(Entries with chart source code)
- - -
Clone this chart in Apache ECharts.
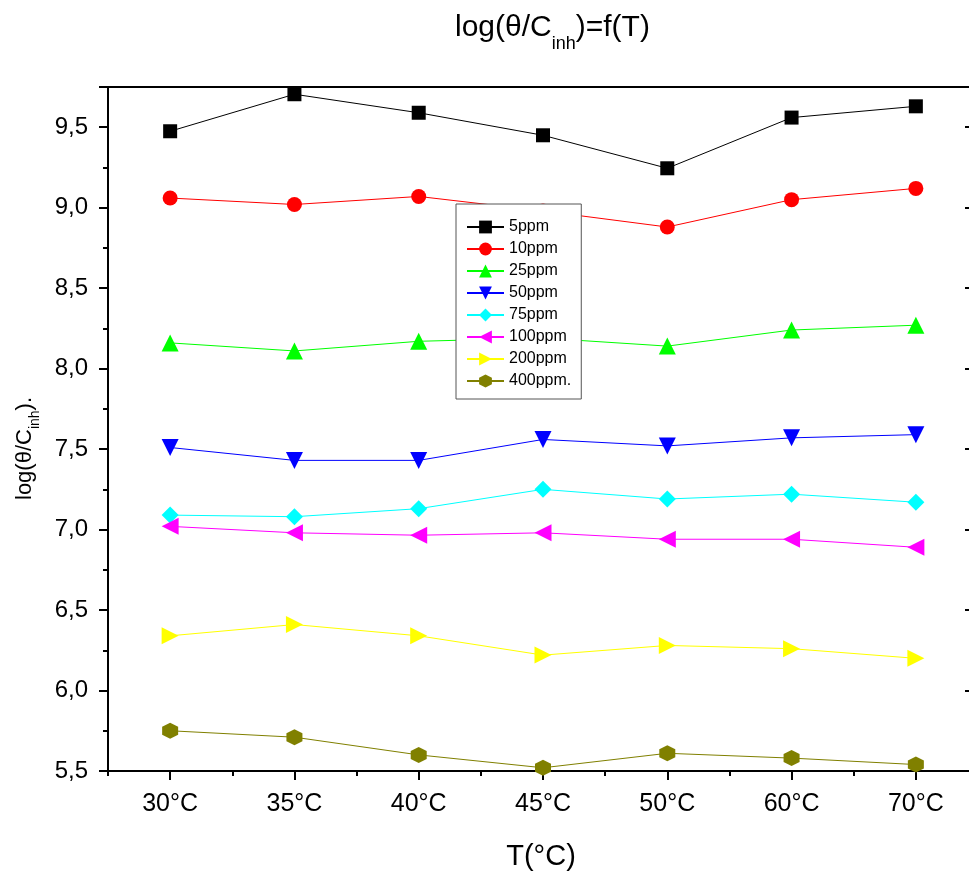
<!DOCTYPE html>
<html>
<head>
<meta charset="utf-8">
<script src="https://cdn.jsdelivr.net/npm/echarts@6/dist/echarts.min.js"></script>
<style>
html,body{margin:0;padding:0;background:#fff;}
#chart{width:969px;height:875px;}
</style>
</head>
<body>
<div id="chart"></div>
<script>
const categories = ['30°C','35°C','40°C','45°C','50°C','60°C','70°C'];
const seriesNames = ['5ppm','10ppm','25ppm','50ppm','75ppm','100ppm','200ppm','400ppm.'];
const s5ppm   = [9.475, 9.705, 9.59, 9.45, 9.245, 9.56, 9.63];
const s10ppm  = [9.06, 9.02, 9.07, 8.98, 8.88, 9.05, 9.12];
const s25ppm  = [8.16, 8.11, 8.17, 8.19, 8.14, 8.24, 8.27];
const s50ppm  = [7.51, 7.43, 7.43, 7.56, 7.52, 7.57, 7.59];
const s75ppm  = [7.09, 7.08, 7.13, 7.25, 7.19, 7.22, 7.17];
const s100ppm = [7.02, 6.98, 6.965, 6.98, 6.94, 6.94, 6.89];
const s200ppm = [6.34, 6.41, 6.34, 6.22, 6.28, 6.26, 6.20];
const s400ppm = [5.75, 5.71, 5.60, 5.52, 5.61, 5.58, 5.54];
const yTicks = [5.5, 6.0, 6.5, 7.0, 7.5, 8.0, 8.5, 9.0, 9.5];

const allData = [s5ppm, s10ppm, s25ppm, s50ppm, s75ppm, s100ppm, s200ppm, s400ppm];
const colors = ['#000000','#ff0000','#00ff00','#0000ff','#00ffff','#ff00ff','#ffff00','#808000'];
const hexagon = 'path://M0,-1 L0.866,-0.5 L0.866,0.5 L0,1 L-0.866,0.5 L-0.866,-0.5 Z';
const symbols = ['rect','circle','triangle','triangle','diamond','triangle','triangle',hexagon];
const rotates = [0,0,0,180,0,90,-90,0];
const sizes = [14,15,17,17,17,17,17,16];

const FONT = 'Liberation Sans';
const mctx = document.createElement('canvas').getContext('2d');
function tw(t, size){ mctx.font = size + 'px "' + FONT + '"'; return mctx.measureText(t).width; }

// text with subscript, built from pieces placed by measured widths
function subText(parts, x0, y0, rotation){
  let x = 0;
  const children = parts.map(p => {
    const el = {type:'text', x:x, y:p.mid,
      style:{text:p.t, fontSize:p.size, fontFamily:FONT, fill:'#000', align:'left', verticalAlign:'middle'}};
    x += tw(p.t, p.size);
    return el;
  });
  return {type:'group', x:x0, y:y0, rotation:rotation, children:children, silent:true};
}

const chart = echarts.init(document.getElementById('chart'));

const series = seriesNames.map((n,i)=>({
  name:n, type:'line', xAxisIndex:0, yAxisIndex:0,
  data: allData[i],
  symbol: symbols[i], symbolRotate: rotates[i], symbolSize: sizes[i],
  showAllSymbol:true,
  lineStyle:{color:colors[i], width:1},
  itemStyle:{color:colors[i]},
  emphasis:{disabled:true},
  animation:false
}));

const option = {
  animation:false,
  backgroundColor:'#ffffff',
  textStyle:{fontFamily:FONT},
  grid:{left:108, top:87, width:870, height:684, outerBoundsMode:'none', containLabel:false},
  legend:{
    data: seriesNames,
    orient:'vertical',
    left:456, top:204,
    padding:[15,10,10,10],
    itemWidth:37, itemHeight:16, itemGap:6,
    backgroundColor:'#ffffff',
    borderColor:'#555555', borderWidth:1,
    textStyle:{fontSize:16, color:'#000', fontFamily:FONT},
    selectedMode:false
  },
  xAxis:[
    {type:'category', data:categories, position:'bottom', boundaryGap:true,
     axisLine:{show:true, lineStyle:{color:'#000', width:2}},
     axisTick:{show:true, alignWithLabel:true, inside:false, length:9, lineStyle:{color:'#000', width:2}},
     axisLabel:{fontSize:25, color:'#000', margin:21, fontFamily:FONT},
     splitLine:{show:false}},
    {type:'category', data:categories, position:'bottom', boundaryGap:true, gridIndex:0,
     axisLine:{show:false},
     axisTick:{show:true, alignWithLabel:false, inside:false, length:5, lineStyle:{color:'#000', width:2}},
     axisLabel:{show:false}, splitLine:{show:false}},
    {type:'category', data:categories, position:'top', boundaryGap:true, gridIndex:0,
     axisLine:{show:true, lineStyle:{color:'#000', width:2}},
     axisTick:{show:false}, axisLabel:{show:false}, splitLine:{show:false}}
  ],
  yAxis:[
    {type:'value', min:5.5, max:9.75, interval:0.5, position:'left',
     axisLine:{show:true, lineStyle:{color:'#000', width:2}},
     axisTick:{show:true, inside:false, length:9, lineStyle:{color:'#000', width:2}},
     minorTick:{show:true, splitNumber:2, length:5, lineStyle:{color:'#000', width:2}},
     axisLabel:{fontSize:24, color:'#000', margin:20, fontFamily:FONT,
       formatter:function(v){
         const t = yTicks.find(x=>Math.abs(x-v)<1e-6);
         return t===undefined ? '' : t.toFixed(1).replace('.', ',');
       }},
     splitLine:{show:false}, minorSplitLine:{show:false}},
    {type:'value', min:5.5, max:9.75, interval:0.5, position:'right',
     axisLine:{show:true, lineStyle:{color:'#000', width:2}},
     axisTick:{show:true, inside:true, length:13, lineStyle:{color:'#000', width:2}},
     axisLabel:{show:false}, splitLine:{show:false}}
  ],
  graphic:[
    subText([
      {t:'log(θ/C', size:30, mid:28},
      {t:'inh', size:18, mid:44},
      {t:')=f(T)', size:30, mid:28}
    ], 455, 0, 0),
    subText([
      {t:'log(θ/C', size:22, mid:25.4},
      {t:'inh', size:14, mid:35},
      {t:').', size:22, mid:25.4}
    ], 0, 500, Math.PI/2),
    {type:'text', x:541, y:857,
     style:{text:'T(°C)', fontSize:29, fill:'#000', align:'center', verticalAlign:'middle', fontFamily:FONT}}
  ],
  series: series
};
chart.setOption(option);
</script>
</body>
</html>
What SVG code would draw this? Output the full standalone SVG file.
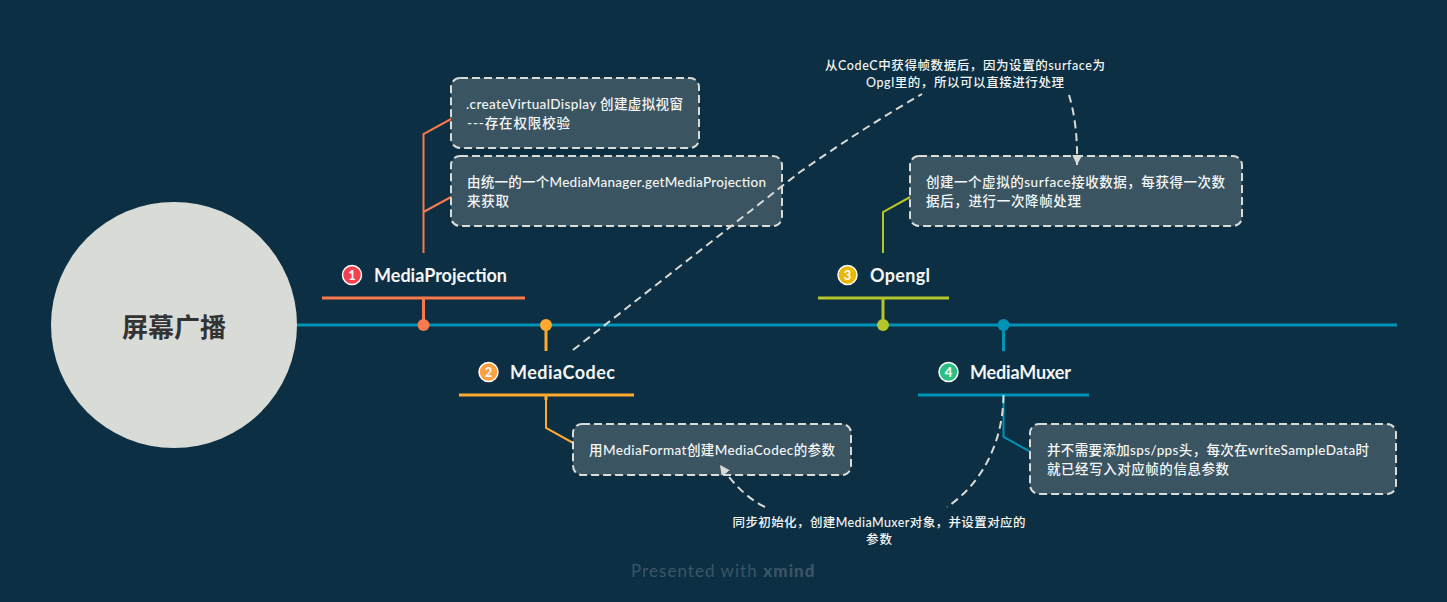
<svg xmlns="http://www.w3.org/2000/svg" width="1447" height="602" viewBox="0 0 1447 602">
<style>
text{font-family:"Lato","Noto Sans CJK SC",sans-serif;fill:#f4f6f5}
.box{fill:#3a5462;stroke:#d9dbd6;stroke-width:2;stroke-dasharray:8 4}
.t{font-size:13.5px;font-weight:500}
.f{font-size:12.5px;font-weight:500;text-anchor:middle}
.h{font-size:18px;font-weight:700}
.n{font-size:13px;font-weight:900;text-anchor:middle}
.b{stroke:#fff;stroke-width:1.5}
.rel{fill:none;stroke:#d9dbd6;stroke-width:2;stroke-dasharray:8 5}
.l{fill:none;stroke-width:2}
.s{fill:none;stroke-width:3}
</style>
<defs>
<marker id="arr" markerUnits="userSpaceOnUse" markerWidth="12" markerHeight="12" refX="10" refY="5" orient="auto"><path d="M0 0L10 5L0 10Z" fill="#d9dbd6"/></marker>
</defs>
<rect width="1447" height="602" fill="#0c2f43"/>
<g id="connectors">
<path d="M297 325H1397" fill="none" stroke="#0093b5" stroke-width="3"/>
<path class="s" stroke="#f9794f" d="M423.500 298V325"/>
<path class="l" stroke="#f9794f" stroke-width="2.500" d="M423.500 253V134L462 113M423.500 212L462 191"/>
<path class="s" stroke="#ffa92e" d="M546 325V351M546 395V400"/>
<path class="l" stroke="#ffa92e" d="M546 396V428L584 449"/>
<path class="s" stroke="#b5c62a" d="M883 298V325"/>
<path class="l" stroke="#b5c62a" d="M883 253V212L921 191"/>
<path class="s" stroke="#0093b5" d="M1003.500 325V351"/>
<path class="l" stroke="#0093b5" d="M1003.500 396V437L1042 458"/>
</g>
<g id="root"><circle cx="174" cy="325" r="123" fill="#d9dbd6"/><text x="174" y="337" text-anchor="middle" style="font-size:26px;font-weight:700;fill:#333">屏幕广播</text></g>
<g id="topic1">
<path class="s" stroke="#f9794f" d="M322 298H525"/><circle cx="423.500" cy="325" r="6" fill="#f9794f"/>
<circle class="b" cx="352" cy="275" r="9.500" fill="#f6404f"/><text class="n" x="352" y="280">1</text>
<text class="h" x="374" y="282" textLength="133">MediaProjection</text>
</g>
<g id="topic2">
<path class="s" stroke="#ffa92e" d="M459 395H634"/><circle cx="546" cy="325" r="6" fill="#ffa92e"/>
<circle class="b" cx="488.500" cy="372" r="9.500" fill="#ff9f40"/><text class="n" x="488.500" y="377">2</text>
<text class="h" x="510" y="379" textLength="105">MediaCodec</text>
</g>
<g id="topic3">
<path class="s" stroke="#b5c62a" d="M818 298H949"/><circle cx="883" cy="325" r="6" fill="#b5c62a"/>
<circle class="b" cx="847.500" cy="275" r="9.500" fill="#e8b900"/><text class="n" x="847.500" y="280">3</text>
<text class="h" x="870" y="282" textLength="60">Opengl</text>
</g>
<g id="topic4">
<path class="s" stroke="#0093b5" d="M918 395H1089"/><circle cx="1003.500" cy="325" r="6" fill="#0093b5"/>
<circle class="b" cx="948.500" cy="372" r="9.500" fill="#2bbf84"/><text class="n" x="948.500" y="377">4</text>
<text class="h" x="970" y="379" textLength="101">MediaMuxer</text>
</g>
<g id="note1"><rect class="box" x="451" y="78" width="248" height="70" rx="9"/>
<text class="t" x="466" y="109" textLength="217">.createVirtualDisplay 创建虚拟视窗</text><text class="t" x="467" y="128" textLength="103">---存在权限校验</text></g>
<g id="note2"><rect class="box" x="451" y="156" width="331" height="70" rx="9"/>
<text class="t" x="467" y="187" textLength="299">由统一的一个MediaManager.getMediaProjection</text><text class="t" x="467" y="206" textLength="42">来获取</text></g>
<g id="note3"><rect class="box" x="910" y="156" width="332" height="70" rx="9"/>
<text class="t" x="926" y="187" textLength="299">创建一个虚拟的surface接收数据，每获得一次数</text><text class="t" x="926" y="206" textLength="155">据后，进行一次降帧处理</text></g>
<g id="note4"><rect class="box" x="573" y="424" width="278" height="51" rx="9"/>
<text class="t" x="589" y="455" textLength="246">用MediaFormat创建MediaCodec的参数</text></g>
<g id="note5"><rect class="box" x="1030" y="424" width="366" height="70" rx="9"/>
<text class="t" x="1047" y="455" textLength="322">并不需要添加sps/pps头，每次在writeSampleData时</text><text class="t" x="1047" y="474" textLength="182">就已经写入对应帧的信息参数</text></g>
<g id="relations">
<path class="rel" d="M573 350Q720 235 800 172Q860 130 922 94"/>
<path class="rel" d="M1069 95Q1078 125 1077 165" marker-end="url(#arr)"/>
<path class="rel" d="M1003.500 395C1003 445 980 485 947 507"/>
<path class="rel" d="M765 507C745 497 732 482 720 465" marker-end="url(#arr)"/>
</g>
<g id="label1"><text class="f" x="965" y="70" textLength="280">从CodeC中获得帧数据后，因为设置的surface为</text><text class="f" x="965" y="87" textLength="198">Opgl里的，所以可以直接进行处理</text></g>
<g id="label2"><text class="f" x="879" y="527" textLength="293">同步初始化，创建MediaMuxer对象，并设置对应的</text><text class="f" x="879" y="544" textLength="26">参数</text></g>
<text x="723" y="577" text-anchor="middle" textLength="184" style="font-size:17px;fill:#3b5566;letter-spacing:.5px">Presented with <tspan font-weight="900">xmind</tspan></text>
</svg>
- - -
TASK DESCRIPTION: Search the records for the word "this", then list every line that has it.

EXERCISE SOLUTION:
Clone this chart in Apache ECharts.
What SVG code would draw this? Output the full standalone SVG file.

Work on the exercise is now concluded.